The core problem is that operating systems are distribution channels, while applications are experiences. When it comes to children’s online safety, the risk lies in the experience, not in access. An app store can only gate the initial access. It does not control design. Once a child downloads an application, the operating system no longer shapes what happens next. It does not determine whether an app uses algorithmically amplified feeds. It does not control whether push notifications are engineered to maximize engagement. It does not design in-app messaging features or decide how user data is collected and monetized. Developers make those decisions.
Children do not experience the operating system; they use individual apps. Consider how kids use devices today. As I have noted previously, on the same phone, a teenager might have a messaging app, a short-form video platform with algorithmic recommendations, a fitness tracker, and a restaurant-ordering app. All four apps are delivered initially through the same app store, yet their risk profiles differ dramatically.
A video platform optimized for engagement, driven by recommendation engines and social amplification, raises entirely different concerns than an app used to order takeout. Treating these services as interchangeable because they share a distribution channel overlooks the fundamental distinction between device-level access and application-level design.
Broad mandates imposed at the operating system level risk creating a false sense of security among parents while imposing compliance burdens on low-risk applications. That outcome would neither enhance safety nor promote innovation. Plus, the modern digital environment is inherently multi-device. Even if an OS-level age gate worked perfectly on a smartphone, it would not follow a child across devices. The same application may be available on a gaming console, a laptop, a tablet, or a smart TV.
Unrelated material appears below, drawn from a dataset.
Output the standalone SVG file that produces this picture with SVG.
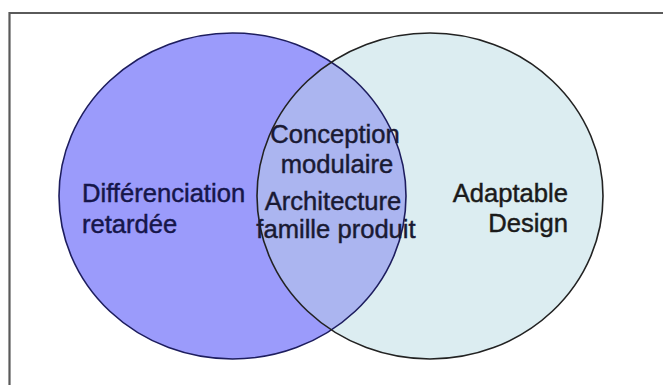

More importantly, a one-time verification at download does not account for how applications evolve. Children’s online experiences are dynamic, and apps are not static products; they update frequently as features are introduced, tested, modified, and occasionally retired. Algorithms change, and monetization strategies often shift as the app’s use evolves.
If Congress wants durable protections, it must recognize that safety obligations should track with the product’s ongoing design choices, not with a one-time transaction at the distribution layer. Application-level responsibility aligns capability with accountability because the developer controls the app’s content moderation systems, data collection practices, recommendation algorithms, and engagement mechanisms. They are uniquely positioned to implement age-appropriate safeguards because they build and continuously refine features that may pose risks.
When responsibility sits with developers, incentives align. If a company introduces a feature that increases risk for minors, it must address that risk directly. If a service poses minimal risk, such as a restaurant app or a basic productivity tool, it is not swept into compliance regimes designed for algorithmically driven social platforms.
Application-level safeguards also empower parents more effectively. Such an approach places responsibility where it belongs: with those who design the user experience. When protections are built into specific services, families can make informed decisions about individual products. Parents can evaluate what an app does, what behaviors it encourages, what data it collects, and what risks it poses. That level of transparency is impossible when everything is filtered through a single operating system checkpoint.
None of this argues against congressional action. On the contrary, Congress should act to protect children online. If Congress gets this right, it can align responsibility with capability, preserve innovation in low-risk applications, ensure high-risk features are appropriately managed, and create a framework flexible enough to adapt to evolving technology.
To help protect children online, lawmakers should resist the lure of centralized symbolism and instead place responsibility where it can make a difference—at the application level, where design decisions shape behavior and outcomes every day.